Back on Friendly Lane, one of Carson’s roommates, Justin Singer, returned home around 4:30 a.m. to find Carson's SUV missing, the house lights still on and Carson's books still in the den where he had left her working three hours earlier.
"The door was open, which would have been odd," he testified. "I had an uneasy feeling."
When he tried calling her cellphone, about 10 minutes later, he said, there was no answer. He thought that she might have gone to campus to print a paper.
At 5:08 a.m., Alexandria Bokinsky called 911 after hearing several noises behind her home on Marilyn Lane.
"I heard what I thought was a gunshot, followed by a woman's yell and then three other gunshots in rapid succession," Bokinksy, the state’s first witness, testified.
Chapel Hill police Sgt. Scott Falise testified that he found Carson a short time later lying in the street at Hillcrest Road and Hillcrest Circle about a mile from campus.
"There was a silver-dollar-sized hole in the side of her right temple, a hole in her right hand, and a large pool of blood," Falise said.
She had been shot in the cheek, arm, shoulder and buttocks with a .25-caliber handgun, Woodall said. The wound to Carson's right temple was from a sawed-off shotgun.
"That was the big wound the officers noticed initially," Woodall said.

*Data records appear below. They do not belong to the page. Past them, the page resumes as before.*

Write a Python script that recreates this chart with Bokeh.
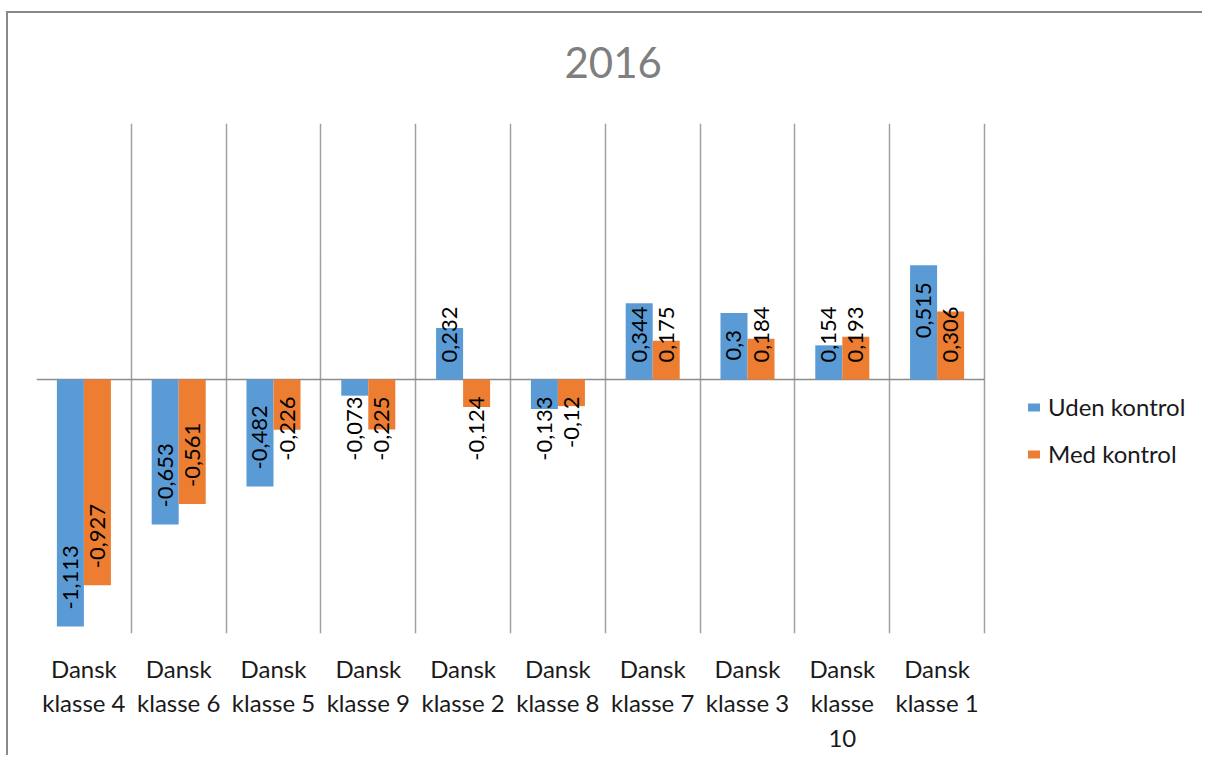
import math
from bokeh.plotting import figure
from bokeh.models import (Range1d, FixedTicker, CustomJSTickFormatter, Legend,
                          LegendItem, ColumnDataSource)
from bokeh.core.properties import value
from bokeh.embed import file_html
from bokeh.resources import INLINE

# ---------------- data ----------------
chart_title = "2016"
categories = ["Dansk klasse 4", "Dansk klasse 6", "Dansk klasse 5", "Dansk klasse 9",
              "Dansk klasse 2", "Dansk klasse 8", "Dansk klasse 7", "Dansk klasse 3",
              "Dansk klasse 10", "Dansk klasse 1"]
tick_labels = ["Dansk\nklasse 4", "Dansk\nklasse 6", "Dansk\nklasse 5", "Dansk\nklasse 9",
               "Dansk\nklasse 2", "Dansk\nklasse 8", "Dansk\nklasse 7", "Dansk\nklasse 3",
               "Dansk\nklasse\n10", "Dansk\nklasse 1"]
series_names = ["Uden kontrol", "Med kontrol"]
uden_kontrol = [-1.113, -0.653, -0.482, -0.073, 0.232, -0.133, 0.344, 0.3, 0.154, 0.515]
med_kontrol = [-0.927, -0.561, -0.226, -0.225, -0.124, -0.12, 0.175, 0.184, 0.193, 0.306]
series_colors = ["#5b9bd5", "#ed7d31"]

# ---------------- layout ----------------
FONT = "Lato"
N = len(categories)
Y_MIN, Y_MAX = -1.1447, 1.1537
FRAME_H = 510
PX = FRAME_H / (Y_MAX - Y_MIN)          # pixels per data unit (y)
CAT_PX = 94.8                            # pixels per category
W, H = 1196, 744
BORDER_L, BORDER_T, BORDER_B = 28, 110, 124
FRAME_W = W - BORDER_L
X_END = FRAME_W / CAT_PX                 # empty room on the right holds the legend
BAR_W = 0.285
LBL_SIZE = 22

p = figure(width=W, height=H, output_backend="svg", toolbar_location=None,
           x_range=Range1d(0, X_END), y_range=Range1d(Y_MIN, Y_MAX),
           min_border_left=BORDER_L, min_border_right=0, min_border_top=BORDER_T,
           min_border_bottom=BORDER_B, outline_line_color=None,
           styles={"margin-left": "6px", "margin-top": "11px",
                   "border-top": "2px solid #898989",
                   "border-left": "2px solid #898989"})

p.title.text = chart_title
p.title.align = "left"
p.title.offset = 528
p.title.text_font = FONT
p.title.text_font_style = "normal"
p.title.text_font_size = "42px"
p.title.text_color = "#7f7f7f"
try:
    p.title.padding = dict(left=0, right=0, top=0, bottom=16)
    p.title.standoff = 60
except Exception:
    p.title.standoff = 78

# axes
p.yaxis.visible = False
p.ygrid.visible = False
xa = p.xaxis[0]
xa.ticker = FixedTicker(ticks=[i + 0.5 for i in range(N)])
xa.formatter = CustomJSTickFormatter(args=dict(labels=tick_labels),
                                     code="return labels[Math.floor(tick)] || ''")
xa.axis_line_color = None
xa.major_tick_line_color = None
xa.minor_tick_line_color = None
xa.major_label_text_font = FONT
xa.major_label_text_font_size = "24px"
xa.major_label_text_color = "#1a1a1a"
xa.major_label_standoff = 14
p.xgrid.ticker = FixedTicker(ticks=list(range(N + 1)))
p.xgrid.grid_line_color = "#a0a0a0"
p.xgrid.grid_line_width = 1.5

# zero line (spans the categories only)
p.segment(x0=[0], x1=[N], y0=[0], y1=[0], line_color="#8c8c8c", line_width=1.5)

# bars
offsets = [-BAR_W / 2, BAR_W / 2]
renderers = []
for vals, col, off in zip([uden_kontrol, med_kontrol], series_colors, offsets):
    src = ColumnDataSource(dict(x=[i + 0.5 + off for i in range(len(vals))], top=vals))
    r = p.vbar(x="x", top="top", bottom=0, width=BAR_W, source=src,
               fill_color=col, line_color=None)
    renderers.append(r)

# data labels (inside end, clamped away from the zero line)
def text_len_px(s):
    w = 0.0
    for ch in s:
        if ch.isdigit():
            w += 0.58
        elif ch == ",":
            w += 0.24
        else:
            w += 0.33
    return w * LBL_SIZE

PAD_END = 17 / PX
PAD_ZERO = 17 / PX
groups = {"left": dict(x=[], y=[], t=[]), "right": dict(x=[], y=[], t=[])}
for vals, off in zip([uden_kontrol, med_kontrol], offsets):
    for i, v in enumerate(vals):
        txt = str(v).replace(".", ",")
        L = text_len_px(txt) / PX
        x = i + 0.5 + off
        fits = abs(v) - PAD_END - L >= PAD_ZERO
        if v < 0:
            if fits:
                g, y = "left", v + PAD_END
            else:
                g, y = "right", -PAD_ZERO
        else:
            if fits:
                g, y = "right", v - PAD_END
            else:
                g, y = "left", PAD_ZERO
        groups[g]["x"].append(x)
        groups[g]["y"].append(y)
        groups[g]["t"].append(txt)

for align, d in groups.items():
    p.text(x=d["x"], y=d["y"], text=d["t"], angle=math.pi / 2,
           text_align=align, text_baseline="middle",
           text_font=value(FONT), text_font_size=f"{LBL_SIZE}px", text_color="#000000")

# legend (sits in the empty right part of the frame)
legend = Legend(items=[LegendItem(label=n, renderers=[r]) for n, r in zip(series_names, renderers)],
                location=(990, 165), padding=0, margin=0, spacing=18,
                glyph_width=15, glyph_height=10, label_standoff=7,
                label_text_font=FONT, label_text_font_size="24px",
                label_text_color="#1a1a1a", border_line_color=None,
                background_fill_alpha=0)
p.add_layout(legend, "center")

open("out.html", "w").write(file_html(p, INLINE))
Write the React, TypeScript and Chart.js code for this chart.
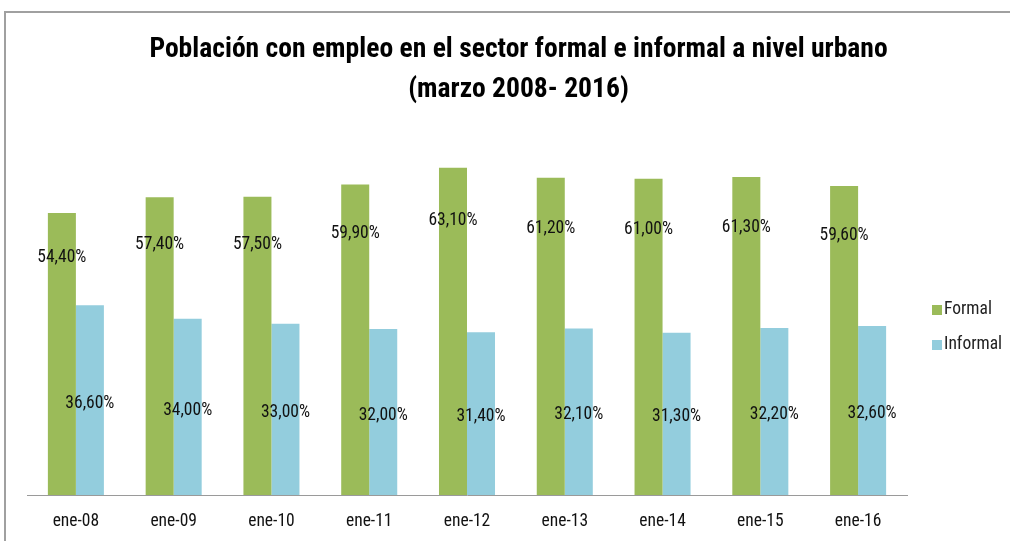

Police weren’t initially able to identify Carson. She had no ID on her, only a gold locket around her neck and a white Nike "Be True" wristband, which led officers to think she might be a college student.
UNC put out an email alert to students later that day for help in identifying the woman, Woodall said.
Another of Carson's roommates, Anna Lassiter, was out of town and on a plane back to North Carolina when she received the alert.
"I didn’t really give it any thought," Lassiter testified.
But she eventually became worried when she never heard from Carson about having dinner that night.
"I started thinking about the email blast, and what concerned me was the bit about the gold locket (that Eve) wore every day," Lassiter said.
Lassiter and Singer then began looking for Carson and after exhausting all possibilities of finding her, went to police around 2 a.m. Thursday, March 6, 2008.
Investigators interviewed them and also showed Lassiter a photo.
"It was just her face with a gunshot through her cheek," Lassiter recalled.
"Did you know it was Eve?" Woodall asked.
"I did, but I did not want to admit it," Lassiter answered. "I said I was pretty sure it was Eve, but I wasn't certain."
From that interview, investigators tracked Carson's cellphone to some woods off U.S. Highway 15/501, about a mile and a half from where her body was found.
Later that day, they also found Carson's Highlander in a no-parking zone on North Street, just around the corner from where she lived.
Chapel Hill resident Kent Evans, the final witness to testify Wednesday, said he had noticed the SUV when he left for work around 6:30 a.m. the day before. What drew his attention to it, he said, was that it was positioned as if it had been parked in a hurry.
After seeing a news article on WRAL.com about the missing SUV, he said, he realized it was Carson’s.